A Snow Covered Orchard – Treasures Only an Hour Away from the City! 

I first met Josh Morgenthau in New York City, during the New York City Cider Week celebration. Something clicked right away, with the first sip of Treasury cider. It was passion. Apples don’t leave a lot to hide behind, there isn’t a lot of alcohol or heavy tannin, there isn’t an overabundance of fruit. This is why there is so much cloyingly sweet cider out there – it is a mask. Don’t get me wrong, I love sweet and semi-sweet cider and wine. However, they must have complexity, depth and fruit to balance the sweetness. The cider I tasted from Treasury, Counterpane, was an excellent example. Made from a blend of cider apples with the wonderful Porter’s Perfection and Brown Snout leading the way, it had both body and fruit to match. 

Even back then, in November, we already discussed a visit, and though the winter is not the most “picturesque” season in the orchard, I was looking forward to a nice drive to the Hudson Valley. Fishkill Farms has a long history in Hudson Valley, founded by Henry Morgenthau in 1913. Its orchards, on the hills of the valley, are a picturesque mix of old and young trees, with the ancient apple trees just steps away from the young, densely planted and trellised dwarf and semi dwarf varieties.
My wife and I met with Josh and Stacy Dedring (the assistant cider maker) in the morning, and began by taking a tour of the cidery. The press alone is worth the visit, a 100-year old press that was originally used to press steel, it towers above the bins of fresh apples. I cannot wait to see it in action, perhaps next fall. 

We then “walked” (hopped, skipped and climbed) over to the barrel room. Josh has several interesting blends in the barrel, the old wood adding a roundness to the cider, and the two we tried from the barrels show lots of promise. The final blending, of course, will determine much of the character, but the purity of fruit and the floral depth of both blends was encouraging. 

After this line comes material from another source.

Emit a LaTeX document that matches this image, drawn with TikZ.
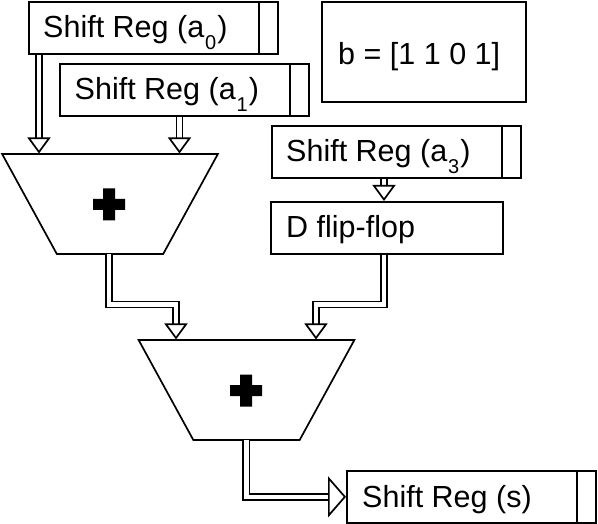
\documentclass[tikz,border=0pt]{standalone}
\usepackage{fontspec}
\setmainfont{Liberation Sans}
\usetikzlibrary{arrows.meta,shapes.geometric}
\newcommand{\subdigit}[1]{\kern1pt\raisebox{-12pt}{\fontsize{20}{20}\selectfont #1}\kern1pt}
\tikzset{
  boxnode/.style={draw=black,line width=1.7pt,fill=white,rectangle,inner sep=0pt,anchor=north west,minimum height=52pt},
  regbox/.style={boxnode,minimum width=249pt},
  divider/.style={line width=1.7pt},
  label/.style={inner sep=0pt,anchor=base west,font=\fontsize{30.5}{30.5}\selectfont},
  adder/.style={draw=black,line width=1.7pt,fill=white,trapezium,shape border rotate=180,trapezium stretches=true,
    trapezium angle=62.5,inner sep=0pt,minimum width=216pt,minimum height=100pt},
  bus/.style={line width=1.7pt,double=white,double distance=4.4pt,line join=miter},
  bushead/.style={-{Triangle[open,fill=white,length=16pt,width=23pt,line width=1.7pt]}},
  bigbushead/.style={-{Triangle[open,fill=white,length=18pt,width=41pt,line width=1.7pt]}},
  plussign/.style={fill=black,draw=none}
}
\newcommand{\plusat}[2]{\fill[plussign] (#1-6,#2-16) -- (#1+6,#2-16) -- (#1+6,#2-5.5) -- (#1+16,#2-5.5) -- (#1+16,#2+5.5) -- (#1+6,#2+5.5) -- (#1+6,#2+16) -- (#1-6,#2+16) -- (#1-6,#2+5.5) -- (#1-16,#2+5.5) -- (#1-16,#2-5.5) -- (#1-6,#2-5.5) -- cycle;}
\begin{document}
\begin{tikzpicture}[x=1pt,y=-1pt]
\useasboundingbox (0,0) rectangle (598,524);
% registers
\node[regbox] (a0) at (28,1.5) {};
\draw[divider] (259,1.5) -- (259,53.5);
\node[label] (a0t) at (43,38) {Shift Reg (a\subdigit{0})};
\node[regbox] (a1) at (59,63.5) {};
\draw[divider] (290,63.5) -- (290,115.5);
\node[label] (a1t) at (74.5,100) {Shift Reg (a\subdigit{1})};
\node[regbox] (a3) at (271,125) {};
\draw[divider] (502,125) -- (502,177);
\node[label] (a3t) at (286,162) {Shift Reg (a\subdigit{3})};
\node[boxnode,minimum width=232pt] (dff) at (270,201) {};
\node[label] (dfft) at (286,238) {D flip-flop};
\node[boxnode,minimum width=204pt,minimum height=100pt] (bbox) at (321,1) {};
\node[label] (bt) at (338,65) {b = [1 1 0 1]};
\node[regbox] (s) at (346,470) {};
\draw[divider] (577,470) -- (577,522);
\node[label] (st) at (362,507) {Shift Reg (s)};
% adders
\node[adder] (add1) at (110,204) {\phantom{+}};
\node[adder] (add2) at (246.5,390) {\phantom{+}};
\plusat{109}{204.5}
\plusat{246}{390.5}
% connectors
\draw[bus,bushead] (a0.south -| 39,0) -- (39,153.5);
\draw[bus,bushead] (a1.south -| 179.5,0) -- (179.5,153.5);
\draw[bus,bushead] (a3.south -| 384,0) -- (dff.north -| 384,0);
\draw[bus,bushead] (109,254) |- (176,304.5) -- (176,339.5);
\draw[bus,bushead] (dff.south -| 383.7,0) |- (316,304.5) -- (316,339.5);
\draw[bus,bigbushead] (246.3,440) |- (s.west);
\end{tikzpicture}
\end{document}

My favorite part was, of course, a drive (and a walk) through the orchard. Covered in snow, the old trees looked sleepy but happy. It is hard to describe in words, but I can just tell these trees are loved and cared for. Standing on a ridge, looking down a row of old apple trees, to the “big barn”… if you haven’t visited Fishkill Farms yet… the Spring season is almost here.
Fishkill Farms Cider is named “Treasury” as an homage to Henry Morgenthau Jr., who served as Secretary of the Treasury under FDR. We tasted through the lineup, including some recent releases, together with Stacy. 

My top three were the Burr Knot, the Centennial and the Counterpane (the 2018 uses Cherry as well as apple). The “Burr Knot” is the most “geeky” of the three, with a nose of donut peach, bright and ripe, tannic acidic mid palate that broadens toward she back showing a nuttier, riper side. The finish is moderately long with green almond and zest. 

The “Counterpane” Cider – a deep pink with an orange hue, is a pure pleasure. An earthy, cherry and strawberry nose leads to a bright, fresh palate of red berry, mint and nutmeg. There are light notes of herbs on the back palate that give structure to the cider, leading to a spicy and fresh finish. 

My favorite was the “Centennial”; the most “classically” built dry cider of the bunch. It opens with a yeasty, red apple skin and apricot nose, leading to a ripe grapefruit mid, with orange zest and a good tannic grip toward the back. The finish is long, zesty and with rustic tannin, adding to the depth and complexity of this cider.